Many are smaller and more rustic. Argentina’s Brown station is a modest collection of huts beside the water in Paradise Harbor​ and France’s Dumont d’Urville is located on Petrel Island, close to where Adélie penguins and seals come to breed.
They would make a great AirBnb, if only you could get to them.
Among the smallest stations is Chile’s Dr Guillermo Mann, in Cape Shirreff,​ which has only eight beds. Temperatures reach a relatively warm 2C in February and scientists are drawn there to study the large, nearby Antarctic fur seal colony.
Argentina has 13 Antarctic stations, the most of any country. Russia has 10 and Chile nine.
Concordia is the only joint-owned facility, operated by France and Italy. It’s also one of the most remote, 1100km from the coast.

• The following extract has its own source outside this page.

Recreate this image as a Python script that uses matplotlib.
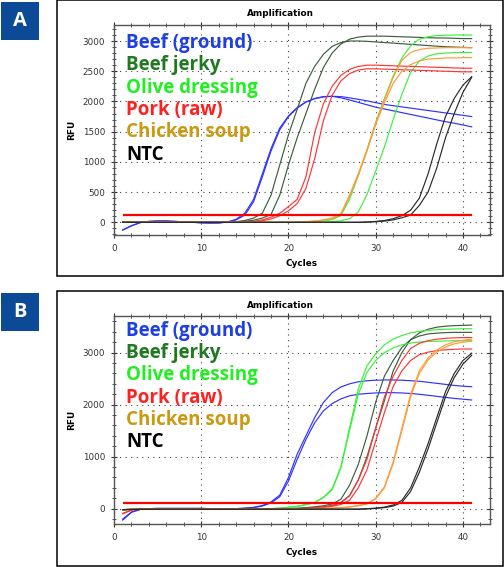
import matplotlib
matplotlib.use('Agg')  # no display
import matplotlib.pyplot as plt
from matplotlib.ticker import MultipleLocator
from matplotlib.patches import Rectangle

W, H = 504, 567

cycles = list(range(1, 42))

sample_names = ["Beef (ground)", "Beef jerky", "Olive dressing", "Pork (raw)", "Chicken soup", "NTC"]
label_colors = ["#1f3fe0", "#1f7a1f", "#22ee22", "#ff2020", "#c99a12", "#000000"]
curve_colors = ["#3030ff", "#3d5e3d", "#3cf03c", "#ff3535", "#ff9a3a", "#2a2a2a"]

# ---- Panel A: RFU per cycle (two replicates per sample) ----
beef_ground_a1 = [-130, -60, -5, 15, 22, 22, 15, 8, 0, -8, -12, -10, 5, 50, 150, 380, 800, 1220, 1560, 1760, 1900,
                  1990, 2045, 2075, 2085, 2080, 2060, 2035, 2010, 1980, 1950, 1930, 1910, 1890, 1870, 1850, 1830,
                  1810, 1790, 1770, 1750]
beef_ground_a2 = [-125, -55, -5, 15, 22, 22, 15, 8, 0, -8, -12, -10, 3, 40, 120, 340, 750, 1180, 1530, 1750, 1890,
                  1990, 2050, 2080, 2085, 2060, 2025, 1985, 1945, 1905, 1875, 1845, 1815, 1785, 1755, 1725, 1695,
                  1665, 1640, 1610, 1580]
beef_jerky_a1 = [0, 0, 0, 0, 0, 0, 0, 0, 0, 0, 0, 0, 0, 10, 30, 70, 150, 450, 950, 1450, 1870, 2300, 2580, 2780,
                 2910, 2975, 3000, 3000, 2995, 2985, 2975, 2965, 2955, 2945, 2935, 2925, 2915, 2905, 2900, 2895, 2890]
beef_jerky_a2 = [0, 0, 0, 0, 0, 0, 0, 0, 0, 0, 0, 0, 0, 5, 15, 35, 70, 130, 450, 950, 1400, 1800, 2200, 2560,
                 2800, 2950, 3030, 3065, 3080, 3080, 3080, 3075, 3070, 3065, 3060, 3055, 3050, 3050, 3045, 3040, 3040]
olive_a1 = [0, 0, 0, 0, 0, 0, 0, 0, 0, 0, 0, 0, 0, 0, 0, 0, 0, 0, 0, 0, 0, 0, 0, 20, 45, 110, 380, 770, 1200,
            1650, 2050, 2420, 2720, 2920, 3030, 3070, 3090, 3095, 3100, 3100, 3100]
olive_a2 = [0, 0, 0, 0, 0, 0, 0, 0, 0, 0, 0, 0, 0, 0, 0, 0, 0, 0, 0, 0, 0, 0, 0, 0, 10, 25, 60, 170, 460, 850,
            1250, 1700, 2120, 2480, 2670, 2750, 2790, 2800, 2810, 2810, 2810]
pork_a1 = [0, 0, 0, 0, 0, 0, 0, 0, 0, 0, 0, 0, 0, 0, 5, 15, 40, 85, 150, 260, 380, 750, 1480, 1960, 2250, 2430,
           2530, 2580, 2600, 2600, 2595, 2590, 2585, 2580, 2575, 2570, 2565, 2560, 2555, 2550, 2550]
pork_a2 = [0, 0, 0, 0, 0, 0, 0, 0, 0, 0, 0, 0, 0, 0, 3, 10, 25, 55, 110, 190, 310, 560, 1050, 1680, 2100, 2340,
           2460, 2520, 2540, 2540, 2535, 2530, 2525, 2520, 2515, 2510, 2505, 2500, 2495, 2490, 2490]
soup_a1 = [0, 0, 0, 0, 0, 0, 0, 0, 0, 0, 0, 0, 0, 0, 0, 0, 0, 0, 0, 0, 5, 10, 20, 40, 70, 140, 450, 800, 1200,
           1650, 2030, 2400, 2680, 2810, 2860, 2880, 2885, 2890, 2890, 2890, 2890]
soup_a2 = [0, 0, 0, 0, 0, 0, 0, 0, 0, 0, 0, 0, 0, 0, 0, 0, 0, 0, 0, 0, 5, 10, 20, 35, 60, 130, 430, 780, 1180,
           1620, 1980, 2300, 2500, 2610, 2670, 2700, 2710, 2720, 2720, 2725, 2725]
ntc_a1 = [0, 0, 0, 0, 0, 0, 0, 0, 0, 0, 0, 0, 0, 0, 0, 0, 0, 0, 0, 0, 0, 0, 0, 0, 0, 0, 0, 0, 5, 15, 30, 60, 110,
          200, 400, 800, 1300, 1750, 2050, 2270, 2410]
ntc_a2 = [0, 0, 0, 0, 0, 0, 0, 0, 0, 0, 0, 0, 0, 0, 0, 0, 0, 0, 0, 0, 0, 0, 0, 0, 0, 0, 0, 0, 3, 10, 20, 40, 75,
          120, 280, 500, 900, 1400, 1800, 2150, 2400]
threshold_a = 120

# ---- Panel B ----
beef_ground_b1 = [-220, -70, -15, 0, 5, 5, 5, 5, 5, 5, 0, 0, 0, 0, 10, 25, 60, 130, 260, 600, 1050, 1400, 1750,
                  2040, 2230, 2340, 2400, 2440, 2460, 2470, 2475, 2475, 2470, 2460, 2450, 2430, 2410, 2390, 2370,
                  2355, 2345]
beef_ground_b2 = [-200, -65, -15, 0, 5, 5, 5, 5, 5, 5, 0, 0, 0, 0, 8, 20, 50, 110, 230, 530, 950, 1330, 1650,
                  1880, 2020, 2110, 2170, 2200, 2215, 2225, 2230, 2230, 2225, 2215, 2200, 2180, 2160, 2140, 2120,
                  2105, 2090]
beef_jerky_b1 = [-20, -10, 0, 0, 0, 0, 0, 0, 0, 0, 0, 0, 0, 0, 0, 0, 0, 0, 0, 5, 10, 20, 35, 55, 90, 180, 450,
                 850, 1400, 2050, 2550, 2850, 3100, 3250, 3320, 3360, 3375, 3385, 3390, 3390, 3390]
beef_jerky_b2 = [-20, -10, 0, 0, 0, 0, 0, 0, 0, 0, 0, 0, 0, 0, 0, 0, 0, 0, 0, 0, 0, 10, 20, 35, 60, 120, 250,
                 550, 1000, 1550, 2080, 2650, 3000, 3250, 3380, 3450, 3490, 3510, 3520, 3525, 3530]
olive_b1 = [-30, -10, 0, 0, 0, 0, 0, 0, 0, 0, 0, 0, 0, 0, 0, 0, 0, 0, 10, 25, 45, 80, 120, 220, 380, 800, 1550,
            2300, 2750, 2980, 3150, 3260, 3330, 3380, 3410, 3430, 3440, 3450, 3455, 3460, 3460]
olive_b2 = [-30, -10, 0, 0, 0, 0, 0, 0, 0, 0, 0, 0, 0, 0, 0, 0, 0, 0, 10, 25, 45, 75, 115, 210, 360, 780, 1500,
            2200, 2620, 2850, 3000, 3090, 3150, 3185, 3205, 3215, 3220, 3225, 3230, 3230, 3230]
pork_b1 = [-100, -30, -5, 0, 0, 0, 0, 0, 0, 0, 0, 0, 0, 0, 0, 0, 0, 0, 0, 0, 0, 5, 15, 30, 60, 110, 250, 550,
           950, 1550, 2150, 2550, 2850, 3080, 3180, 3230, 3260, 3275, 3285, 3290, 3290]
pork_b2 = [-90, -25, -5, 0, 0, 0, 0, 0, 0, 0, 0, 0, 0, 0, 0, 0, 0, 0, 0, 0, 0, 3, 10, 20, 45, 80, 160, 400, 750,
           1300, 1850, 2350, 2650, 2850, 2960, 3010, 3040, 3055, 3065, 3070, 3070]
soup_b1 = [-20, -10, 0, 0, 0, 0, 0, 0, 0, 0, 0, 0, 0, 0, 0, 0, 0, 0, 0, 0, 0, 0, 0, 5, 10, 20, 35, 60, 95, 200,
           420, 900, 1550, 2200, 2650, 2900, 3050, 3150, 3210, 3240, 3260]
soup_b2 = [-20, -10, 0, 0, 0, 0, 0, 0, 0, 0, 0, 0, 0, 0, 0, 0, 0, 0, 0, 0, 0, 0, 0, 5, 10, 20, 30, 55, 90, 190,
           400, 870, 1500, 2150, 2600, 2860, 3010, 3110, 3170, 3200, 3220]
ntc_b1 = [-20, -15, -10, -10, -10, -10, -10, -10, -10, -10, -10, -10, -10, -10, -10, -10, -10, -10, -10, -10, -10,
          -10, -10, -10, -10, -10, -10, -10, 0, 10, 30, 70, 160, 400, 800, 1250, 1750, 2250, 2600, 2850, 2990]
ntc_b2 = [-20, -15, -10, -10, -10, -10, -10, -10, -10, -10, -10, -10, -10, -10, -10, -10, -10, -10, -10, -10, -10,
          -10, -10, -10, -10, -10, -10, -10, -5, 5, 20, 50, 120, 330, 700, 1150, 1650, 2150, 2520, 2780, 2950]
threshold_b = 110

panel_a_curves = [[beef_ground_a1, beef_ground_a2], [beef_jerky_a1, beef_jerky_a2], [olive_a1, olive_a2],
                  [pork_a1, pork_a2], [soup_a1, soup_a2], [ntc_a1, ntc_a2]]
panel_b_curves = [[beef_ground_b1, beef_ground_b2], [beef_jerky_b1, beef_jerky_b2], [olive_b1, olive_b2],
                  [pork_b1, pork_b2], [soup_b1, soup_b2], [ntc_b1, ntc_b2]]


def fx(px):
    return px / W


def fy(py):
    return 1 - py / H


fig = plt.figure(figsize=(W / 100, H / 100), dpi=100)


def draw_panel(letter, frame_top, frame_bottom, ax_top, ax_bottom, curves, threshold,
               ylim, ymajor, yminor, legend_base, legend_step):
    # outer frame and panel letter
    fig.patches.append(Rectangle((fx(57), fy(frame_bottom)), fx(446), (frame_bottom - frame_top) / H,
                                 transform=fig.transFigure, fill=False, edgecolor='black', linewidth=1.1))
    fig.patches.append(Rectangle((fx(1), fy(frame_top + 40)), fx(38), 38 / H,
                                 transform=fig.transFigure, facecolor='#0c4a97', edgecolor='none'))
    fig.text(fx(20), fy(frame_top + 21), letter, color='white', fontsize=14.5, fontweight='bold',
             family='Open Sans', ha='center', va='center')

    ax = fig.add_axes([fx(114), fy(ax_bottom), fx(490 - 114), (ax_bottom - ax_top) / H])
    for grp, col in zip(curves, curve_colors):
        for rep in grp:
            ax.plot(cycles, rep, color=col, linewidth=0.85)
    ax.hlines(threshold, 1, 41, color='#ff0000', linewidth=1.6, zorder=5)

    ax.set_xlim(0, 43.1)
    ax.set_ylim(*ylim)
    ax.xaxis.set_major_locator(MultipleLocator(10))
    ax.xaxis.set_minor_locator(MultipleLocator(2))
    ax.yaxis.set_major_locator(MultipleLocator(ymajor))
    ax.yaxis.set_minor_locator(MultipleLocator(yminor))
    ax.grid(True, which='major', color='#444444', linestyle=(0, (1, 4)), linewidth=0.8)
    ax.tick_params(which='both', direction='inout', top=True, right=True, labelsize=6.3,
                   labelcolor='#333333', color='#333333', pad=4)
    ax.tick_params(which='major', length=5)
    ax.tick_params(which='minor', length=3.5)
    for s in ax.spines.values():
        s.set_color('#555555')
        s.set_linewidth(1.0)

    fig.text(fx(280), fy(frame_top + 14), 'Amplification', fontsize=6.4, fontweight='bold', ha='center', va='center')
    fig.text(fx(302), fy(ax_bottom + 28.5), 'Cycles', fontsize=6.4, fontweight='bold', ha='center', va='center')
    fig.text(fx(71.5), fy((ax_top + ax_bottom) / 2), 'RFU', fontsize=6.4, fontweight='bold', rotation=90,
             ha='center', va='center')

    for i, (name, col) in enumerate(zip(sample_names, label_colors)):
        fig.text(fx(126.5), fy(legend_base + i * legend_step), name, color=col, fontsize=13.5,
                 fontweight='bold', family='Open Sans', ha='left', va='baseline')


draw_panel('A', 0, 276, 25, 235, panel_a_curves, threshold_a, (-210, 3265), 500, 100, 47.7, 22.4)
draw_panel('B', 291, 566, 316, 524, panel_b_curves, threshold_b, (-295, 3705), 1000, 200, 335.7, 22.3)

fig.savefig('out.png', dpi=100)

It sits on an ice cap at an altitude of 3233m – that’s just 491m lower than the summit of Aoraki/Mt Cook.
The stations also offer a glimpse into the national psyche of each country.
Some are named in honour of royalty, such as Spain’s King Juan Carlos I, or Belgium’s Princess Elisabeth, the Duchess of Brabant.
Others celebrate scientific figures, such as Czech Republic’s Johann Gregor Mendel or Ecuador’s Pedro Vicente Maldonado.
China’s Great Wall and Peru’s Machu Picchu pay homage to their famous landmarks.
“Just like the national programmes themselves, the stations and facilities are highly varied, they are all very different,” said Rogan-Finnemore.
“The one thing they have in common is the national Antarctic programmes need systems at those facilities to keep the stations running, to keep people safe and alive and to keep the research equipment going.”
Another common feature of many of the stations is that they are “really old”, she said.
“They are ageing facilities, many of which were built in the late 50s or early 60s, or during a boom in construction in the mid-80s.”
COMNAP carried out a survey in 2018 and asked national programmes if they plan to modernise, rebuild or upgrade their stations.
“A whopping 73% answered ‘yes’,” said Rogan-Finnemore.
“This is a huge amount of stations (and) includes New Zealand’s Scott Base.
“The reasons they cited were they wanted to make them more environmentally friendly – the bulk of them run on fossil fuel.”
Most programmes are hoping to achieve zero-emissions status, like Princess Elisabeth Antarctica, the world’s first zero-emission polar research station.
Operating since 2009, it boasts renewable wind and solar energy and water treatment facilities, while the power demand is continuously monitored to maximise energy efficiency.
The purpose of the stations is to support scientific research, with some studies dating back more than 60 years.
“The Antarctic provides us with a long-term record of international science,” said Rogan-Finnemore.
“There’s also a lot of atmospheric science that can’t be done anywhere on the Earth. If we couldn’t do it in the Antarctic, we’d have to do space work.”
The continent holds the world’s oldest ice, which contains unique data that can be used to better understand a range of subjects, including climate change.
“The whole structure of the Antarctic – the ice, the depths of the Southern Ocean – they hold a long-term record of what the Earth’s climate was like millions of years ago, and you can’t get that anywhere else.”